There are, in this collection, two very specific examples of Friends’ engagement with the world. In 1975, Mike and Margaret Yarrow wrote about the year they spent in Belfast, Northern Ireland, as Quaker representatives from the Friends Service Council, “trying to enter wholeheartedly into the feelings and thinking of all parties” to the conflict in Northern Ireland. Though they recognize unequivocally the complexity and history of the issues that divide the people of Northern Ireland, they write of their hope that community organizations at the grassroots level will be able to bring about understanding between people, and consequently peace. They are hopeful about the role that Quaker organizers might play in creating peace. They might have been surprised that it took another twenty-five years to achieve the Good Friday agreement of 1998 — or maybe not. Fifty years later, Friends are still engaged in witness and peace conversations across ethnic, religious, political, and economic lines.
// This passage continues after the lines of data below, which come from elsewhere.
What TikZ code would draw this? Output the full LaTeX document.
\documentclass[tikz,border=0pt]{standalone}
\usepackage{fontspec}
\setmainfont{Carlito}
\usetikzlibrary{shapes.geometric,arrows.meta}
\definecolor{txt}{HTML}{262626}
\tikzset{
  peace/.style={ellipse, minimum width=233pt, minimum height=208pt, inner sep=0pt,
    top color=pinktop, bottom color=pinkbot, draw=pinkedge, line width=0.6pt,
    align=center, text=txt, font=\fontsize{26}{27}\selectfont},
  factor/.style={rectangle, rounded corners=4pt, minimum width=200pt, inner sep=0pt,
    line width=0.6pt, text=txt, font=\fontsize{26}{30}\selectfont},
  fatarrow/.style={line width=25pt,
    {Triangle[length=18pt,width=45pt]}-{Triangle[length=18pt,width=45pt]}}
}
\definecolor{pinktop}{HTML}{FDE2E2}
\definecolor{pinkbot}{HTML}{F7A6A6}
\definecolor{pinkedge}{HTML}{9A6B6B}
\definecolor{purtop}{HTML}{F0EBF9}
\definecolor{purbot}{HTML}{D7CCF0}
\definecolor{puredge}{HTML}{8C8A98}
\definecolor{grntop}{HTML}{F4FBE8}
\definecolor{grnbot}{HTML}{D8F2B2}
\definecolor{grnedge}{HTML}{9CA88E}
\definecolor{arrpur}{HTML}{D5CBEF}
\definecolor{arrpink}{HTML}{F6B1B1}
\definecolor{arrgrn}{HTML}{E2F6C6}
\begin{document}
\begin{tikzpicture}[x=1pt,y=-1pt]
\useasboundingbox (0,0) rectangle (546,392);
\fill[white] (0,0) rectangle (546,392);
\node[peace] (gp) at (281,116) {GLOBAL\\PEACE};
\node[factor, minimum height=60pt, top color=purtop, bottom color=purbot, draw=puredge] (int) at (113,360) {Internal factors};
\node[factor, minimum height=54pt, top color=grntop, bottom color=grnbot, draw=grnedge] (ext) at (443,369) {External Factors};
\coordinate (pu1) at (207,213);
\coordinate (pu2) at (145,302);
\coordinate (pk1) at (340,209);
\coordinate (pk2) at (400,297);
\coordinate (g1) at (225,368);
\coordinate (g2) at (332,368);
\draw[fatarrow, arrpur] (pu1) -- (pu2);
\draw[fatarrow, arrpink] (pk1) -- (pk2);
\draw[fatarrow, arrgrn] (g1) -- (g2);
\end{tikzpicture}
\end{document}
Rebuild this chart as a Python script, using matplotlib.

Finally, I learned a great deal from Miriam Levering’s article on her participation in the Third United Nations Conference on the Law of the Sea, at the session held in Venezuela in 1975. At the time, she was cautiously hopeful that the Law of the Sea treaty might still be signed in 1975. In fact, the Conference on the Law of the Sea lasted until 1982—with the continuing participation of both Miriam and Samuel Levering—while the treaty itself (which the United States has never ratified) did not take effect until 1994, one year after it was ratified by Guyana, the sixtieth nation to sign on. Sub-agreements, chiefly concerned with protecting the marine environment and marine bio-diversity, are still being written, and seeking ratification. The work of advocating for equity above and beneath the oceans is being carried on by the Quaker United Nations Office.